The Slowly Changing Dimension Transformation, part 2 – Type 2 Dimensions
In this post I will be covering how to use the Slowly Changing Dimension (SCD) Transformation to update a Type 2 Dimension, that is, one that tracks changes in values over time. The sample package can be found here for 2005 and guidelines on use are here. This is the second post in the series looking at some slightly more advanced behaviour – for the basics of the Slowly Changing Dimension (SCD) Transformation please read my post: The Slowly Changing Dimension Transformation, part 1 – Type 1 Dimensions.
Configuring the SCD for a Type 2 Dimension
The first work you need to do for a Type 2 dimension actually resides in your dimension table design – you need to decide whether you are going to track changes in your table using either a simple indicator to identify current and expired records, or if you want to use effective dates – the component doesn’t natively allow you to use both, though you can customise the output to do so. The Current / Expired indicator actually uses a small text string which can either be set to the string value pairs ”True” / ”False” or “Current” / “Expired” – no customisation of these is allowed in the component (again, you can customise the output to change this, but the wizard will only allow mapping of the column to one that will accept text strings). The Effective dates option requires a start and end date datetime column, and in the wizard you use a variable to set the time used. The sample package demonstrates a few possibilities but below I will describe using effective dates.

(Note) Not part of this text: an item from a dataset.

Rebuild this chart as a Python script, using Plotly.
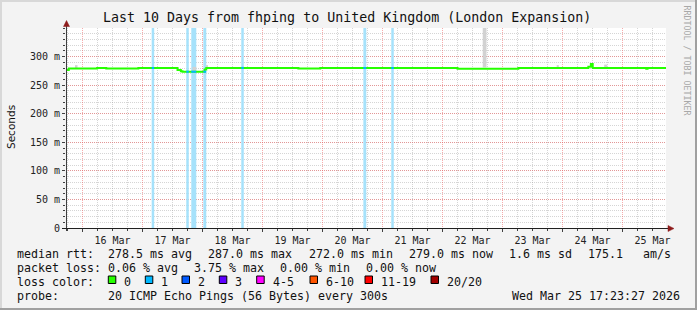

First of all, note when on the first page, Select a Dimension Table and Keys the Effective dates (and Current indicator) are not mapped. Because I have named the columns in line with what the SCD expects for such indicators, it ignores them completely in the mapping – they cannot even be selected as Input Columns. If you name them differently in your design, simply map them as “Not a Key Column”.
In the Slowly Changing Dimension Columns page set the change type of each column to “Historic” so the component will track history of changes.
The wizard will present a page that is only displayed when you have selected Historic change type columns. Here the start and end date columns are specified, and the component needs a datetime variable to use to set the expiry of old records and the start date of new records. Here I have just used the Package Start time variable – in practice you may well want to specify a variable populated with something else, such as the extract date of the data.
When go to finish the wizard, you will note the additional “Historical Attribute Output” will be generated. In practice this means a setof components will be output to manage the changes, which are illustrated below (click to zoom in). The derived columns add the effective start and end date columns and the OLE DB Command expires old records. Please review the sample component to see how this works in practice.
SCD Considerations for Type 2 Dimensions
One of the most important things to bear in mind is that the component is not intelligent in terms of knowing which data is new – so if you had two records for a given key in the sample file, you would have to sort it so it would feed it the most recent item last so that item would be the current one. It also provides no support for data which has its own change dates – for example if a record had an update date and you wished to use that to form the effective date.
The SCD component is only really suitable for tracking Type 2 changes in sources where there will be one record per key per extract and the source itself has no change tracking capabilities. Given this weakness and the difficulties with using this component generally (in terms of configuration and performance) – you may well want to look at the alternatives I mentioned in my original post about the SCD. This is a component that definitely needs an overhaul for the next release.